How do reporters and archivists verify authenticity of documents in large government dumps that include public submissions or redacted material?
Executive summary
Reporters and archivists confronted with large government dumps rely on layered technical checks, provenance research and human forensics to separate authentic records from forgeries or altered files, because no single method is foolproof [1] [2]. The practical workflow blends automated verification — digital signatures, hashes, OCR and system-of-record crosschecks — with manual inspection, chain-of-custody reconstruction and explicit documentation of verification outcomes [3] [1] [4].
1. Start with cryptographic truth: signatures, hashes and visible seals
When present, digital signatures and cryptographic hashes give the clearest machine-verifiable evidence that a file has not been altered and that it originated from a signing key, and archivists treat those markers as primary authenticity anchors [3] [1]. The U.S. Government Publishing Office and GovInfo apply visible seals and digital certificates to PDFs so users can click a seal and confirm a document’s integrity and signer identity at the time of signing; when reporters find matching signed copies on official portals, that strongly supports authenticity [5].
2. Machine reading and database crosschecks for scale
Large dumps require scalable tools: OCR and automated data extraction let teams pull names, dates and control numbers and then cross-compare those fields against issuing systems-of-record or government databases — a step many identity-proofing platforms and verification vendors use to raise or lower confidence scores [4] [6]. Barcode and QR scans, where present, provide another quick machine check by decoding embedded metadata and comparing it to visible content or authoritative registries [2] [7].
3. Don't trust images alone: metadata, timestamps and provenance
Digital metadata, embedded timestamps and file-system hashes are essential clues for origin and editing history; comparing a freshly computed hash against a witness value or signature is a standard archival method to verify integrity [8] [1]. Reporters who cannot find authoritative witness values must be explicit about that gap: absence of verifiable metadata does not prove falsity, only that further provenance work is required [1].

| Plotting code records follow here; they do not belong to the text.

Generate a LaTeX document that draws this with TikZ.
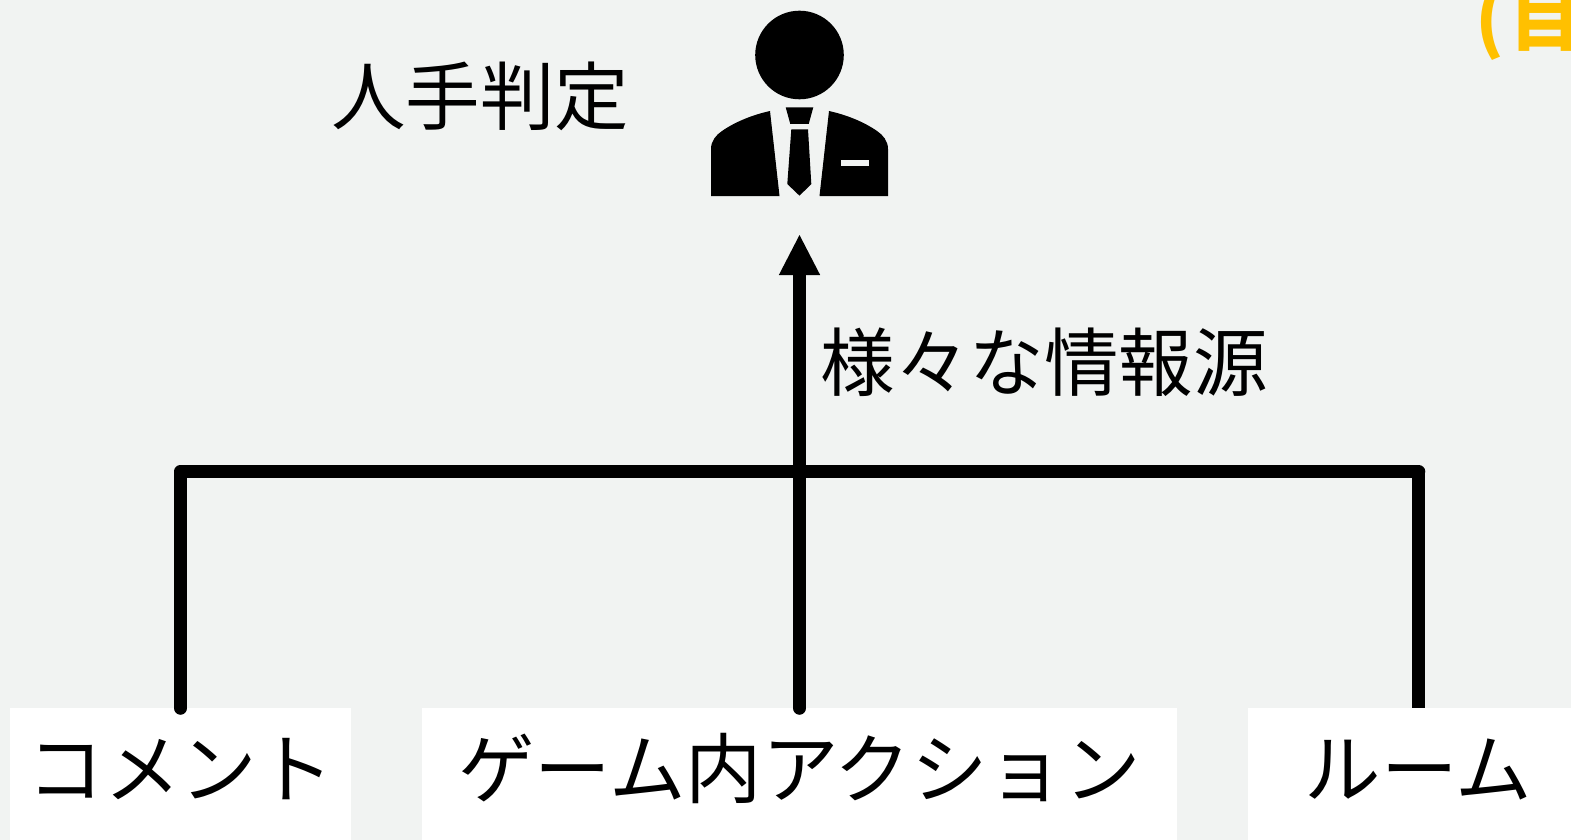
\documentclass[tikz,border=0pt]{standalone}
\usepackage{fontspec}
\setmainfont{Noto Sans CJK JP}
\usetikzlibrary{arrows.meta}
\definecolor{pagegray}{HTML}{F1F3F2}
\definecolor{cutorange}{HTML}{FFC000}

\begin{document}
\begin{tikzpicture}
[x=1pt,y=-1pt,%
  lineDecorate/.style={line width=13.5pt,line join=round},%
  sourceDecorate/.style={shape=rectangle,fill=white,inner sep=0pt,minimum width=#1,text height=89pt,text depth=51pt,anchor=north,font=\fontsize{76.5}{80}\selectfont},%
  labelDecorate/.style={inner sep=0pt,font=\fontsize{#1}{80}\selectfont},%
  iconDecorate/.style={fill=black,draw=none}]
\clip (0,0) rectangle (1571,840);
\fill[pagegray] (0,0) rectangle (1571,840);
%% source boxes
\foreach \nodename/\x/\w/\txt in {comment/180.5/341pt/コメント, action/799.5/755pt/ゲーム内アクション, room/1418.5/341pt/ルーム}
{
  \node (\nodename) at (\x,708) [sourceDecorate=\w] {\txt};
}
%% labels
\node (judgeLabel) at (480,96) [labelDecorate=74.5] {人手判定};
\node (infoLabel) at (1044,362) [labelDecorate=74.5] {様々な情報源};
\node (cutLabel) at (1475,46) [labelDecorate=73,anchor=base west,text=cutorange] {\bfseries (\hspace{5pt}目};
%% person icon
\node (head) at (799.5,55) [shape=circle,iconDecorate,minimum size=88.6pt,inner sep=0pt] {};
\fill[iconDecorate] (711,196) -- (711,149) .. controls (711,141) and (716,135) .. (722,131) .. controls (735,122) and (752,115) .. (770,111) -- (779.5,196) -- cycle;
\fill[iconDecorate] (888,196) -- (888,149) .. controls (888,141) and (883,135) .. (877,131) .. controls (864,122) and (847,115) .. (829,111) -- (819.5,196) -- cycle;
\fill[iconDecorate] (785.7,107.3) -- (813.3,107.3) -- (808.7,124) -- (790.3,124) -- cycle;
\fill[iconDecorate] (791.3,129.3) -- (808,129.3) -- (811.3,184) -- (799.5,195.7) -- (787.3,184) -- cycle;
\fill[pagegray] (841,160) rectangle (869,165.7);
%% connectors
\coordinate (arrowTip) at (799.5,234);
\coordinate (roomCorner) at (room.north |- 0,471.5);
\draw[lineDecorate,line cap=round] (comment.north) |- (roomCorner);
\draw[lineDecorate] (roomCorner) -- (room.north);
\draw[lineDecorate,line cap=round,-{Triangle[width=38pt,length=41pt]}] (action.north) -- (arrowTip);
\end{tikzpicture}
\end{document}
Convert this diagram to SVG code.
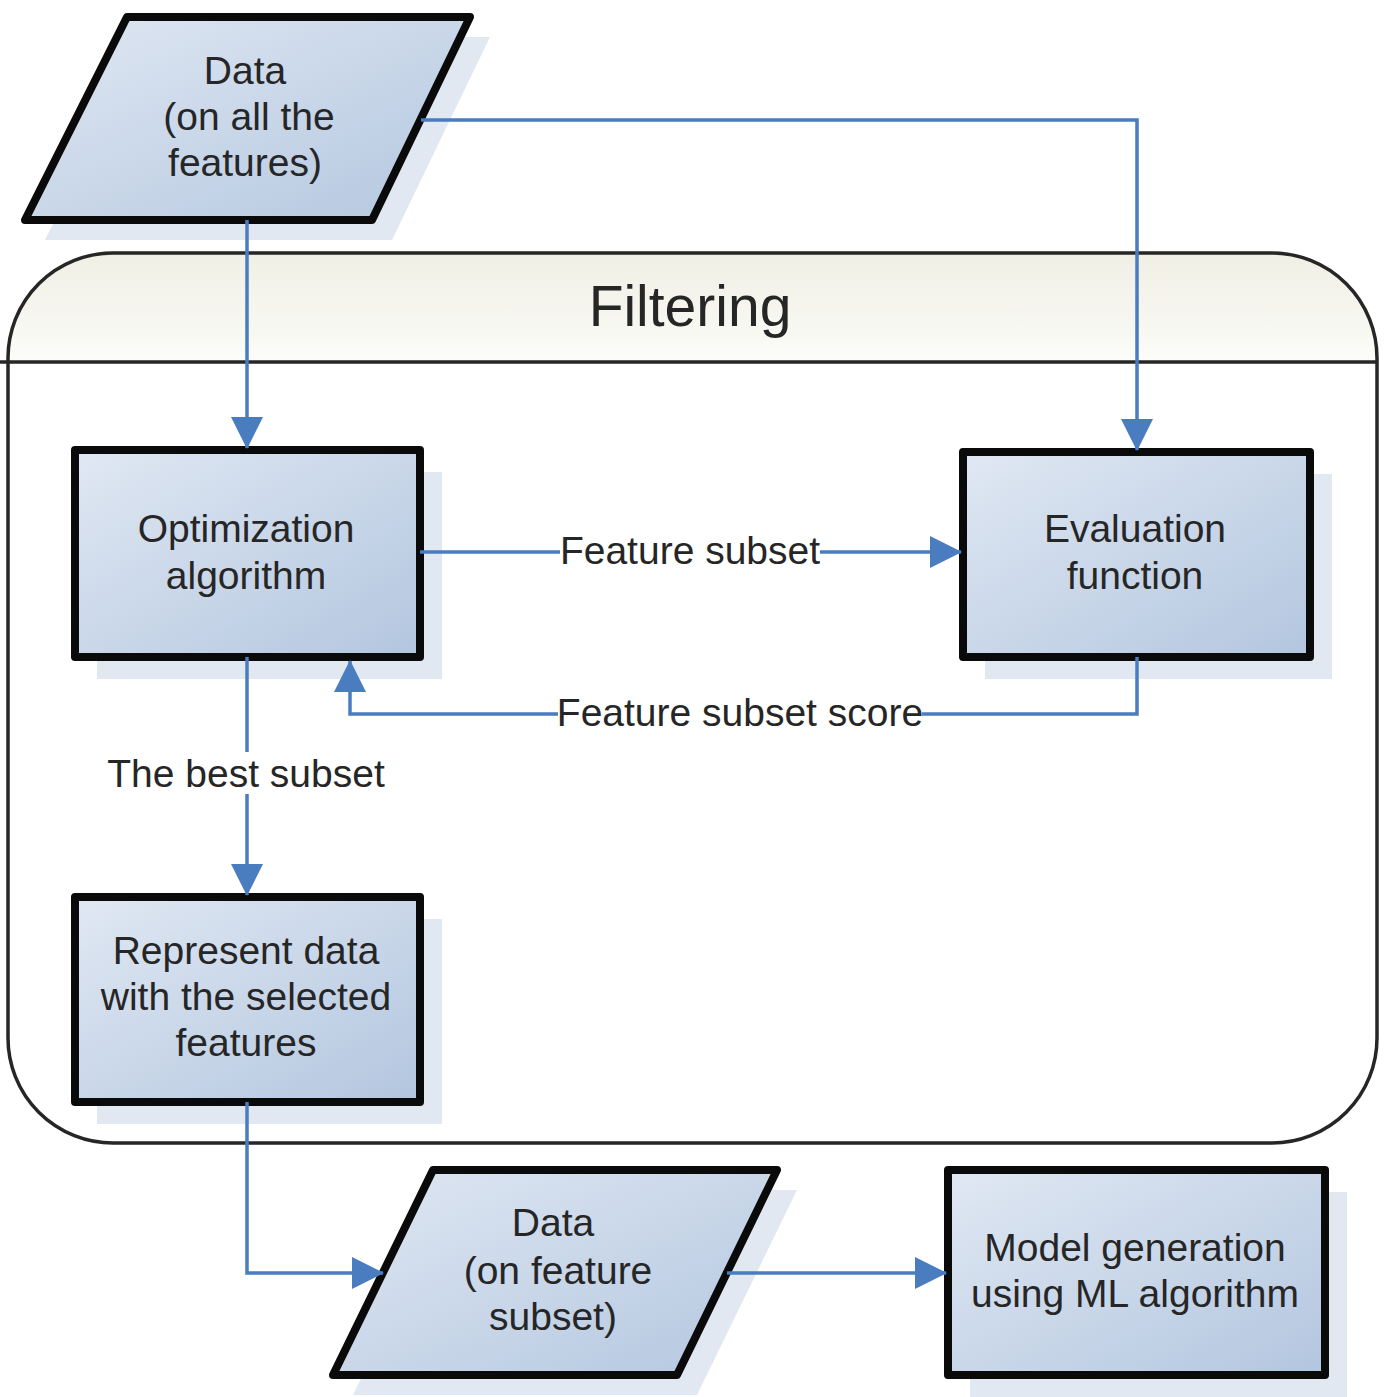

4. Human eyes and forensic techniques where automation fails
For documents that lack cryptographic markers or where redactions obscure key fields, manual and forensic techniques are used: inspection of physical-security cues in scanned images, ink and pattern analysis, microscopic checks and handwriting comparisons, supplemented by second-person verification when possible [2] [7] [9]. For high-stakes items, archivists record the verification method and outcome in metadata so later researchers can audit decisions [1].
5. Handling public submissions and redactions: triangulate, document and qualify
Public submissions are inherently riskier because anyone can upload forged material; good practice is to triangulate submissions against independent sources — official portals, registries or issuing bodies — and to note when a record exists only in the dump and not in any system-of-record [4] [6]. Redactions complicate automated checks because security features or identifiers may be intentionally removed; standards bodies caution that some security features are invisible to simple scanning or visible light and therefore may evade automated verification [10].
6. Emerging tools and their limits: AI, blockchain and hybrid workflows
AI pattern recognition and machine-learning classifiers can flag anomalies across thousands of documents and spot layout or font inconsistencies, but they are probabilistic and best used to prioritize human review rather than to declare authenticity outright [6] [7]. Blockchain anchoring and distributed ledgers are promoted as immutable witnesses to creation events, and some services propose using them for provenance, but practical adoption and universal reliance remain uneven and should be treated as an additional, not sole, assurance layer [11] [12].
7. Transparency, caveats and adversarial context
Every verification step must be recorded: which database was queried, what hashes were compared and which checks failed or were inconclusive, because adversaries will deliberately craft artifacts to defeat common checks and because no method is infallible [1] [2]. Alternative viewpoints exist — some vendors promise near-automatic certainty through proprietary stacks while standards groups emphasize tiered verification and human oversight — so reporting and archiving must present both the methods used and their known blind spots [10] [6].